Schult: Da ist leider ein Problem, dass das kleine Stadion mit 2.500 und die Allianz Arena fast 75.000 Fassungsvermögen hat. Es ist wirtschaftlich schwierig, einen solchen Sprung darzustellen. Man möchte ja auch, dass der Frauenbereich eine Rentabilität hat und auch Stimmung aufkommt in großen Stadien - wenn diese nur zu einem geringen Teil ausgelastet sind, ist es schwierig. In München fehlt eine Größe dazwischen. Aber es wurde jetzt bekannt gegeben, dass die neue Bundesligasaison in der Allianz Arena eröffnet wird. Ich bin gespannt, wie voll die Arena wird. Wenn die Arena voll ist, ist das natürlich eine außergewöhnliche Stimmung. Ich würde mir natürlich wünschen, dass die Frauen dort häufiger spielen.
SPORT1: Wie „frech“ darf oder muss der Frauenfußball in Deutschland sein?
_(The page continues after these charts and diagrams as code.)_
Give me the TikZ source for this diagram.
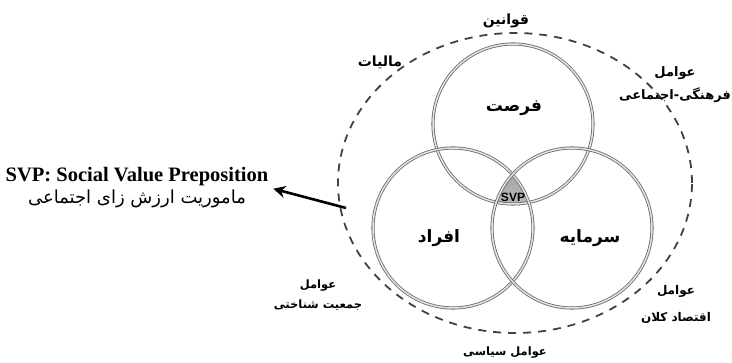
\documentclass[tikz,border=0pt]{standalone}
\usepackage{fontspec}
\setmainfont{Liberation Serif}
\newfontfamily\fa[Script=Arabic]{DejaVu Sans}
\newfontfamily\lsans{Liberation Sans}
\TeXXeTstate=1
\usepackage{tikz}
\usetikzlibrary{arrows.meta}
\definecolor{ring}{RGB}{105, 105, 110}
\definecolor{dash}{RGB}{65, 65, 65}
\tikzset{
  venn/.style={draw=ring, double=gray!22, double distance=1.5pt, line width=0.8pt},
  outer/.style={draw=dash, line width=1.8pt, dash pattern=on 8pt off 7pt},
  lbl/.style={font=\fa\bfseries\fontsize{#1}{#1}\selectfont, align=center, inner sep=1pt},
  lbl/.default=12,
}

\begin{document}
\begin{tikzpicture}[x=1pt, y=-1pt]
  \useasboundingbox (0, 0) rectangle (732, 363);

  % Centres
  \coordinate (top) at (513, 124);
  \coordinate (left) at (453, 228);
  \coordinate (right) at (572, 228);
  \coordinate (mid) at (515, 183);

  % SVP core
  \begin{scope}
    \clip (top) circle [radius=80pt];
    \clip (left) circle [radius=80pt];
    \shade [top color=gray!80, bottom color=gray!15] (right) circle [radius=80pt];
  \end{scope}

  % Circles
  \draw [venn] (top) circle [radius=80pt];
  \draw [venn] (left) circle [radius=80pt];
  \draw [venn] (right) circle [radius=80pt];

  % Environment
  \draw [outer] (mid) ellipse [x radius=177pt, y radius=150pt];

  \node [lbl=17] (forsat) at (514, 108) {\beginR فرصت\endR};
  \node [lbl=17] (afrad) at (439, 238) {\beginR افراد\endR};
  \node [lbl=17] (sarmaye) at (590, 238) {\beginR سرمایه\endR};
  \node [font=\lsans\bfseries\fontsize{12}{13}\selectfont, inner sep=0pt] (svp) at (513, 197) {SVP};

  % Factors
  \node [lbl=14] (ghavanin) at (506, 21) {\beginR قوانین\endR};
  \node [lbl=14] (maliat) at (380, 62) {\beginR مالیات\endR};
  \node [lbl=13] (farhangi) at (675, 85) {\beginR عوامل\endR\\[7pt]\beginR فرهنگی-اجتماعی\endR};
  \node [lbl=11.5] (jamiat) at (318, 295) {\beginR عوامل\endR\\[8pt]\beginR جمعیت شناختی\endR};
  \node [lbl=12] (eghtesad) at (676, 304) {\beginR عوامل\endR\\[14pt]\beginR اقتصاد کلان\endR};
  \node [lbl=11.5] (siasi) at (505, 353) {\beginR عوامل سیاسی\endR};

  % Legend
  \node [align=center, inner sep=2pt] (legend) at (137, 188)
    {\bfseries\fontsize{20.5}{24}\selectfont SVP: Social Value Preposition\\[3pt]
     {\fa\fontsize{18}{20}\selectfont\beginR ماموریت ارزش زای اجتماعی\endR}};
  \coordinate (tail) at (346, 208);
  \draw [line width=2.6pt, -{Stealth[length=12pt, width=12pt]}, shorten >=3pt] (tail) -- (legend.east);
\end{tikzpicture}
\end{document}
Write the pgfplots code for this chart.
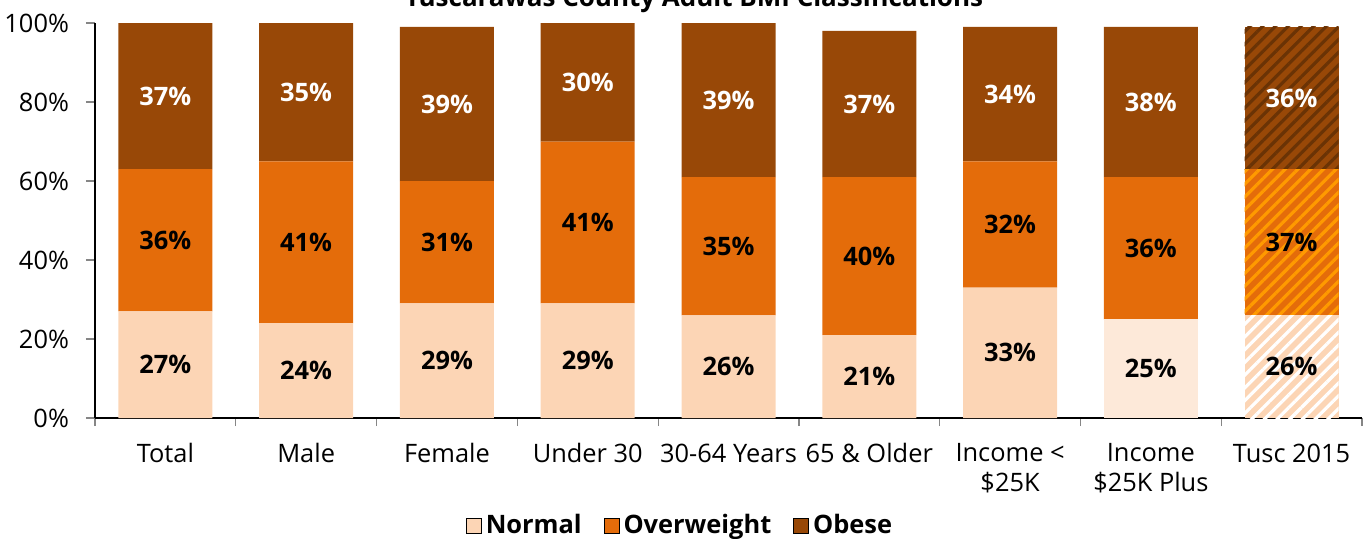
\documentclass[border=0pt]{standalone}
\usepackage{fontspec}
\setmainfont{Open Sans}
\usepackage{pgfplots}
\pgfplotsset{compat=1.18}
\usepackage{pgfplotstable}
\usetikzlibrary{patterns.meta}

\definecolor{cNormal}{HTML}{FCD5B5}
\definecolor{cNormalL}{HTML}{FDE9D9}
\definecolor{cOver}{HTML}{E46C0A}
\definecolor{cOverS}{HTML}{FF9A00}
\definecolor{cObese}{HTML}{984807}
\definecolor{cObeseS}{HTML}{6A3305}
\definecolor{tickgray}{HTML}{868686}

% segment heights (%), one column per series; the last two bars get their own series
\pgfplotstableread{
x normal normalL normalH over overH obese obeseH
0 27 0  0  36 0  37 0
1 24 0  0  41 0  35 0
2 29 0  0  31 0  39 0
3 29 0  0  41 0  30 0
4 26 0  0  35 0  39 0
5 21 0  0  40 0  37 0
6 33 0  0  32 0  34 0
7 0  25 0  36 0  38 0
8 0  0  26 0  37 0  36
}\bmidata

\newcommand{\fs}{\fontsize{12.7}{15}\selectfont}

\begin{document}
\begin{tikzpicture}
\begin{axis}[
    scale only axis, clip=false,
    width=633.5pt, height=197.5pt,
    ybar stacked, bar width=47pt,
    xmin=-0.5, xmax=8.5, ymin=0, ymax=100,
    axis x line*=bottom, axis y line*=left,
    axis line style={black, line width=0.6pt},
    xtick={0,...,8},
    xticklabels={Total, Male, Female, Under 30, 30-64 Years, 65 \& Older,
                 Income <\\\$25K, Income\\\$25K Plus, Tusc 2015},
    minor xtick={-0.5,0.5,...,8.5},
    ytick={0,20,...,100},
    yticklabels={0\%,20\%,40\%,60\%,80\%,100\%},
    tick align=outside,
    major x tick style={draw=none},
    minor x tick style={tickgray, line width=0.6pt},
    y tick style={tickgray, line width=0.6pt},
    major tick length=4.5pt, minor tick length=4pt,
    xticklabel style={font=\fs, align=center, anchor=north, yshift=-4.8pt},
    yticklabel style={font=\fs, xshift=-5pt},
    visualization depends on={rawy \as \rawy},
    nodes near coords={\ifdim\rawy pt>0.5pt\pgfmathprintnumber[fixed,precision=0,assume math mode=true]{\rawy}\%\fi},
    every node near coord/.append style={font=\fs\bfseries},
    legend image code/.code={\fill[#1] (0pt,-3.75pt) rectangle (7.5pt,3.75pt);},
    legend style={draw=none, fill=none, font=\fs\bfseries, legend columns=3,
        at={(0.4625,-0.272)}, anchor=center,
        /tikz/every even column/.append style={column sep=9pt}},
]
    \addlegendimage{fill=cNormal}
    \addlegendimage{fill=cOver}
    \addlegendimage{fill=cObese}
    \legend{Normal, Overweight, Obese}

    \addplot[fill=cNormal, draw=none] table[x=x, y=normal] {\bmidata};
    \addplot[fill=cNormalL, draw=none] table[x=x, y=normalL] {\bmidata};
    \addplot[fill=cNormal, draw=none,
        postaction={pattern={Lines[angle=45, distance=4.5pt, line width=1.6pt]}, pattern color=white}]
        table[x=x, y=normalH] {\bmidata};
    \addplot[fill=cOver, draw=none] table[x=x, y=over] {\bmidata};
    \addplot[fill=cOver, draw=none,
        postaction={pattern={Lines[angle=45, distance=4.5pt, line width=1.6pt]}, pattern color=cOverS}]
        table[x=x, y=overH] {\bmidata};
    \addplot[fill=cObese, draw=none, every node near coord/.append style={text=white}]
        table[x=x, y=obese] {\bmidata};
    \addplot[fill=cObese, draw=none, every node near coord/.append style={text=white},
        postaction={pattern={Lines[angle=45, distance=4.5pt, line width=1.6pt]}, pattern color=cObeseS}]
        table[x=x, y=obeseH] {\bmidata};

    \node[font=\fontsize{13}{15}\selectfont\bfseries, anchor=base]
        at (axis cs:3.755,100) [yshift=8.5pt] {Tuscarawas County Adult BMI Classifications};
\end{axis}
\pgfresetboundingbox
\useasboundingbox (-47.5pt,-60pt) rectangle (636.5pt,209pt);
\end{tikzpicture}
\end{document}
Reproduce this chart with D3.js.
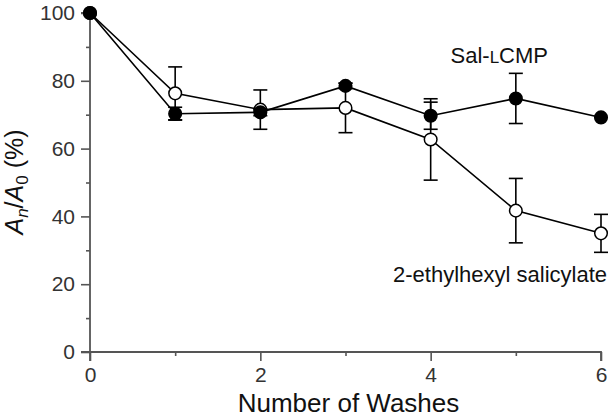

Schult: Mit „frech“ verbindet man ja nicht nur Positives, sondern auch Negatives. Ein besseres Wort ist vielleicht Mut und auch Selbstbewusstsein. Es ist manchmal schwierig, zwischen Parteien, die unterschiedliche Interessen verfolgen, den richtigen Ton zu treffen in Diskussionen. Argumente sind hier wichtig. Dass die Entwicklung von Frauensport in den letzten Jahrhunderten absichtlich gehemmt wurde, ist zwar ein Argument, aber viele sind davon immer wieder genervt. Wir sind gerade in einer Entwicklung. Ich hoffe, dass diese Entwicklung weitergeht und ich hoffe auch, dass immer mehr Menschen und vor allem Entscheidungsträger den Spaß und das Potenzial darin entdecken, weil nämlich auch der Frauensport zu einem „Business Case“ werden kann, wie man so schön sagt. In bestimmten Bereichen ist er das schon geworden, zum Beispiel außerhalb des Fußballs mit der WNBA oder der PWHL. Daran sollte man sich ein Beispiel nehmen und Mut haben. Aber da sind wir bei einem Punkt: Manchmal muss der Mut auch eingefordert werden.